Stated exercise: Take each line containing "this" and report it exactly as written.

─── Stored data

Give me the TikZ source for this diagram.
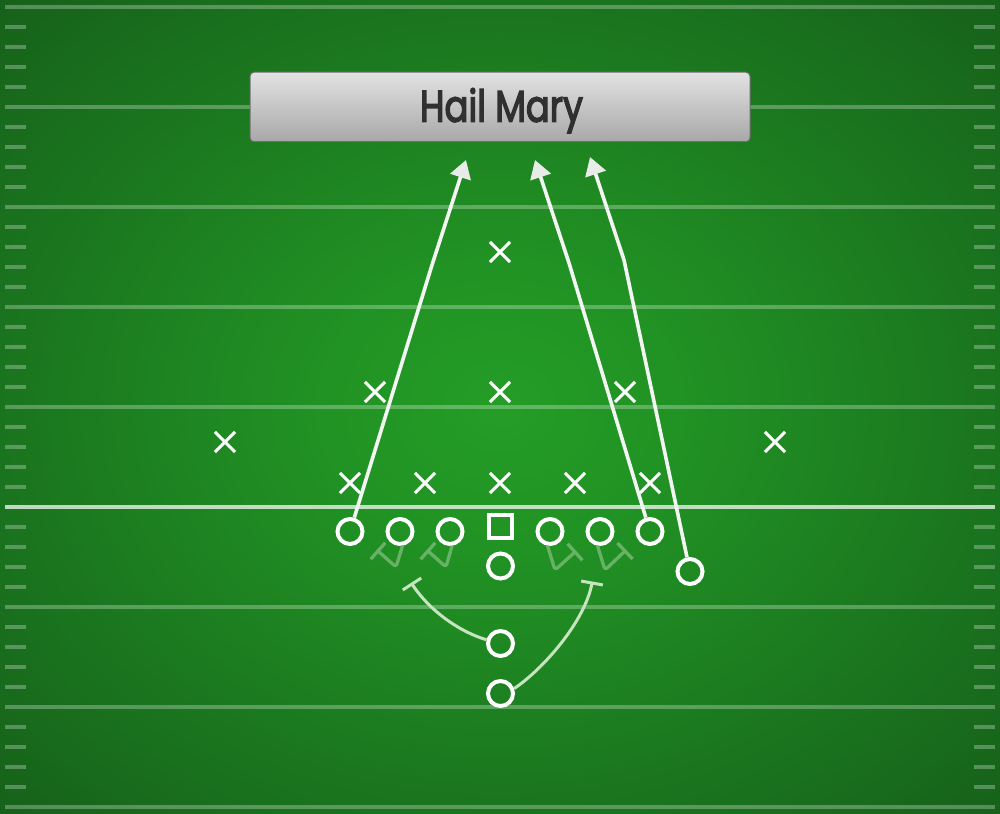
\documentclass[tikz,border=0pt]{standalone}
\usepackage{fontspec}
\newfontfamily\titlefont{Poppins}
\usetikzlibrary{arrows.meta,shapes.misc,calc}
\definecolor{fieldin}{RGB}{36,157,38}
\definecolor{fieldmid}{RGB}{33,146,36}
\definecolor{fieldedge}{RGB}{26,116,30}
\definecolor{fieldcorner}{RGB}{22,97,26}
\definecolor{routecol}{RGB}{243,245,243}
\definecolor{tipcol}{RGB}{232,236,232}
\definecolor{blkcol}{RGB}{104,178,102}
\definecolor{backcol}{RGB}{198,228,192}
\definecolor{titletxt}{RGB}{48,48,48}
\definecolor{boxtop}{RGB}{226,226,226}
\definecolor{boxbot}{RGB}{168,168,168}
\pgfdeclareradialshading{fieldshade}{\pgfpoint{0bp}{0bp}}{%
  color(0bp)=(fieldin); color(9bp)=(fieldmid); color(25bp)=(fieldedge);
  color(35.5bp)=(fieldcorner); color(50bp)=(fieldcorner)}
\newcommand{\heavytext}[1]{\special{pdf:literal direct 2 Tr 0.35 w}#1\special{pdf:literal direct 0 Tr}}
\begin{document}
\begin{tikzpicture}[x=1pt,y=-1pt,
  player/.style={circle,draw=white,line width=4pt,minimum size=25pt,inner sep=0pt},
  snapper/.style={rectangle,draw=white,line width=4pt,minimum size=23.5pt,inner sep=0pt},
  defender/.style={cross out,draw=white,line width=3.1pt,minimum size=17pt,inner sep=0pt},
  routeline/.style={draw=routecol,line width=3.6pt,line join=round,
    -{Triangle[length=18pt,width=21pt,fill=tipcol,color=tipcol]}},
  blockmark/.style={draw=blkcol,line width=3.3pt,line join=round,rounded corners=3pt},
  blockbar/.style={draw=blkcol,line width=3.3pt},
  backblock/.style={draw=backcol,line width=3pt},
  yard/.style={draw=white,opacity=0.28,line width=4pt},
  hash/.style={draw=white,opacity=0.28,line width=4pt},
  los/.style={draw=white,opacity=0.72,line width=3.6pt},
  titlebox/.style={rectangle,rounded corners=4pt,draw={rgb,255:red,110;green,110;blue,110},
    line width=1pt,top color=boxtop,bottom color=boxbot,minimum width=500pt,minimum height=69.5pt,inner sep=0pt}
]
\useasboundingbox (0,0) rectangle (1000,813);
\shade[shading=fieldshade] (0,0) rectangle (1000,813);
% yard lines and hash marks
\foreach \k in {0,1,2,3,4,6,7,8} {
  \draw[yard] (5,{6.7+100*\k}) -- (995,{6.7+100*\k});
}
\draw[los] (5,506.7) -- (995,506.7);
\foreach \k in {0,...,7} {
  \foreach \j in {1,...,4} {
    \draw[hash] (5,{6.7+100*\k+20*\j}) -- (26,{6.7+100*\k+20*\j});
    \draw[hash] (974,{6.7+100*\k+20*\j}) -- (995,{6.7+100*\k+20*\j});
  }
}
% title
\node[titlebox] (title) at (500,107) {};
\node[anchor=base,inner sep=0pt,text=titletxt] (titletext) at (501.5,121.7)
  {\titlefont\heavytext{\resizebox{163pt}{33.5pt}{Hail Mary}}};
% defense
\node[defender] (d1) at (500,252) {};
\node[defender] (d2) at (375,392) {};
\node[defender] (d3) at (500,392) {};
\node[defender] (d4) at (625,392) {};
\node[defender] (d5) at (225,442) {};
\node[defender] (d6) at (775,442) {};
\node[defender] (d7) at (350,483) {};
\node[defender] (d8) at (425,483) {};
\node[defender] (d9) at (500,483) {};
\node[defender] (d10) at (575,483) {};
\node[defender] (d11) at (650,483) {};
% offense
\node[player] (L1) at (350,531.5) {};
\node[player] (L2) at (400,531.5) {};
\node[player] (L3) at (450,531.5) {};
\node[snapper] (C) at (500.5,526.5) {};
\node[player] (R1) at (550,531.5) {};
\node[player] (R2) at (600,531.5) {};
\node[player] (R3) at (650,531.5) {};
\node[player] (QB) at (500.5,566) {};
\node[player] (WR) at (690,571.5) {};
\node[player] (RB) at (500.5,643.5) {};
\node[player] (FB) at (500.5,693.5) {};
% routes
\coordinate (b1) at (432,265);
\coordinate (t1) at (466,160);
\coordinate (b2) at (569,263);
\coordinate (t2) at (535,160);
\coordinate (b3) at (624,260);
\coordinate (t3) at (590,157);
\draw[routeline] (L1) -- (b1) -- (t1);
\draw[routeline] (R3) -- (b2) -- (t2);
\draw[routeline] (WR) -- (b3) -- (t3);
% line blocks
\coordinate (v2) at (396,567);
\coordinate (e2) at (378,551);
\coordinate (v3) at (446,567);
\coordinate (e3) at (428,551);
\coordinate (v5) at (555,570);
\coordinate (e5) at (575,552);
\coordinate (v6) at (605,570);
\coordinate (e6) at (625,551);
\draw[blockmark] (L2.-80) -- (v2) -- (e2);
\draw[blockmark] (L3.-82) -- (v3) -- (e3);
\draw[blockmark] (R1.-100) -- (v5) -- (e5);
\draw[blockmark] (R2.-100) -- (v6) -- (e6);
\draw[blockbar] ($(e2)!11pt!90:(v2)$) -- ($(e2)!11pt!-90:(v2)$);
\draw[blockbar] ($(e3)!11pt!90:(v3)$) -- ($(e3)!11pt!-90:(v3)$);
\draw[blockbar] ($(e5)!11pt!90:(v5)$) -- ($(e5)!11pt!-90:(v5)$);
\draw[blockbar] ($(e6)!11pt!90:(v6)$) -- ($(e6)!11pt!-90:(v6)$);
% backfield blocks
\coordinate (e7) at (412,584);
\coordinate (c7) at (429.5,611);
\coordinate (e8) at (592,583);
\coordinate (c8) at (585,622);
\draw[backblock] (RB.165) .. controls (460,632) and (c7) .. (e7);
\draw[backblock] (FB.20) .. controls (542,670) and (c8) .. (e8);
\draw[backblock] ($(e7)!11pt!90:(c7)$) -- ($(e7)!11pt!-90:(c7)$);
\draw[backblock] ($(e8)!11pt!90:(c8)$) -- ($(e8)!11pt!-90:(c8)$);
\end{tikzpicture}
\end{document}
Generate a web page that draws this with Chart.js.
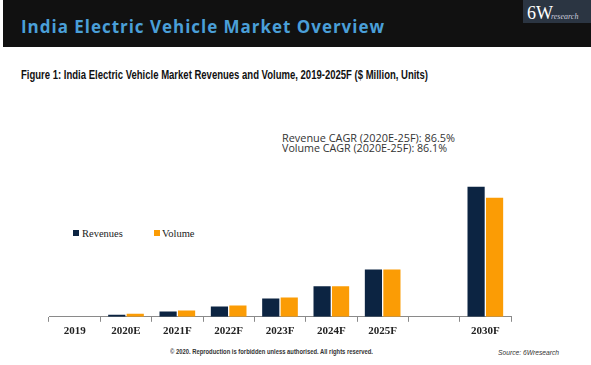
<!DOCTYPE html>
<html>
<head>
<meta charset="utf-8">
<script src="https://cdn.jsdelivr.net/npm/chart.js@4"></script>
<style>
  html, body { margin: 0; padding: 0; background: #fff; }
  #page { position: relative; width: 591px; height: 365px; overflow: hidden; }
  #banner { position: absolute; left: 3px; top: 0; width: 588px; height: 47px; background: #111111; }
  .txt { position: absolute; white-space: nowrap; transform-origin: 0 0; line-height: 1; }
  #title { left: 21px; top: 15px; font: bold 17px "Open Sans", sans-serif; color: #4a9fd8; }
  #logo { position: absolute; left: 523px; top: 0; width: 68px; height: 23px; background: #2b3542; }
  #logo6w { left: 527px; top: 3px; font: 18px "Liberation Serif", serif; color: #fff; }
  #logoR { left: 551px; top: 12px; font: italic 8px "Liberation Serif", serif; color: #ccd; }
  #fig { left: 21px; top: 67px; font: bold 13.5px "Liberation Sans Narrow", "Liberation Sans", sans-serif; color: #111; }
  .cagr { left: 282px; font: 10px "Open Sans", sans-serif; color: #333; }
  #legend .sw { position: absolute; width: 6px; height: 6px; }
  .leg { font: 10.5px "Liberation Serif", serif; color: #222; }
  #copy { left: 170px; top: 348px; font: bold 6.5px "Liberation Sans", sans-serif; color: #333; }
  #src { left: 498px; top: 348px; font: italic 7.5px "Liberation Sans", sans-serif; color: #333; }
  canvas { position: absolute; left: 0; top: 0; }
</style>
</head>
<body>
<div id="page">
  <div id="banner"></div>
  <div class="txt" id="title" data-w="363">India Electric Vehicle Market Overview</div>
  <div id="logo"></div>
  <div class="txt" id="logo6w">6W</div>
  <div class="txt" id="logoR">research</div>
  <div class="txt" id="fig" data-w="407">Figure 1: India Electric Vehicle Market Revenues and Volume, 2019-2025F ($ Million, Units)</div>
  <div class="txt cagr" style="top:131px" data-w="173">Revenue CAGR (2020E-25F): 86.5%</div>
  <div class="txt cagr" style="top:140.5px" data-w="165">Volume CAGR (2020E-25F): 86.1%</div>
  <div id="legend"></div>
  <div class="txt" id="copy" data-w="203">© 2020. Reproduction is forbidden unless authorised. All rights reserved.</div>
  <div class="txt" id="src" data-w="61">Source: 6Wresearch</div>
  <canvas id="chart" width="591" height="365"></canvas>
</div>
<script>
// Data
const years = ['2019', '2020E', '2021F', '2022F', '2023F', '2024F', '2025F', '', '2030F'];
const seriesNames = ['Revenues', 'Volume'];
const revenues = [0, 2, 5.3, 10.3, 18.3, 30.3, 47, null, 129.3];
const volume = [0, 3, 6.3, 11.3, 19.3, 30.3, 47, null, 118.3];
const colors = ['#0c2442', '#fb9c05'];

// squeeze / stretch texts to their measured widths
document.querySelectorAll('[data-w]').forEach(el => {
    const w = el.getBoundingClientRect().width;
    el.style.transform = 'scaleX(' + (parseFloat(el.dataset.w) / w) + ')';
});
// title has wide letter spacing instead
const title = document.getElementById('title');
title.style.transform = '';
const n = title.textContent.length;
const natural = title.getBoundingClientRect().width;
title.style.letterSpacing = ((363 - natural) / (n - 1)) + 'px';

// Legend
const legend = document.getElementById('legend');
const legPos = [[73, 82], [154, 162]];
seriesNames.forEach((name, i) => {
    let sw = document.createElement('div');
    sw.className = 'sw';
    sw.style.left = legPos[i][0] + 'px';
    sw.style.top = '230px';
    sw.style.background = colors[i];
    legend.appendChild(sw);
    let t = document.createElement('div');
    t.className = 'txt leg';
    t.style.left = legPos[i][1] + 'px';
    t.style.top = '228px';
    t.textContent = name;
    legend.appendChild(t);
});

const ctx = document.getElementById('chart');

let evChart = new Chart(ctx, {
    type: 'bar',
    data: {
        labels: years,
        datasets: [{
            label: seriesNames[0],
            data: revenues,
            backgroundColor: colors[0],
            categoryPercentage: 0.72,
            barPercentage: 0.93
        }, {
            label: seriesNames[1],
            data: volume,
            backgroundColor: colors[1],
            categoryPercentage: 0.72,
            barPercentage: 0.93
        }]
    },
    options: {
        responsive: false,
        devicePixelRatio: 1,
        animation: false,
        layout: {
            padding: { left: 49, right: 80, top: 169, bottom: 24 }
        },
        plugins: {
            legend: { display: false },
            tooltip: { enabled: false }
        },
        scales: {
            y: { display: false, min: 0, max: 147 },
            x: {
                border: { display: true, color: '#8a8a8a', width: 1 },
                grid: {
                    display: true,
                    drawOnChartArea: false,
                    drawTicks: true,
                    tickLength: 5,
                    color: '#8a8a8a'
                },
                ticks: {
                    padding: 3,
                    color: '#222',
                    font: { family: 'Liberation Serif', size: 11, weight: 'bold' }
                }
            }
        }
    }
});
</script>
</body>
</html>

──────

Full solution:
Give me the TikZ source for this diagram.
Generate a web page that draws this with Chart.js.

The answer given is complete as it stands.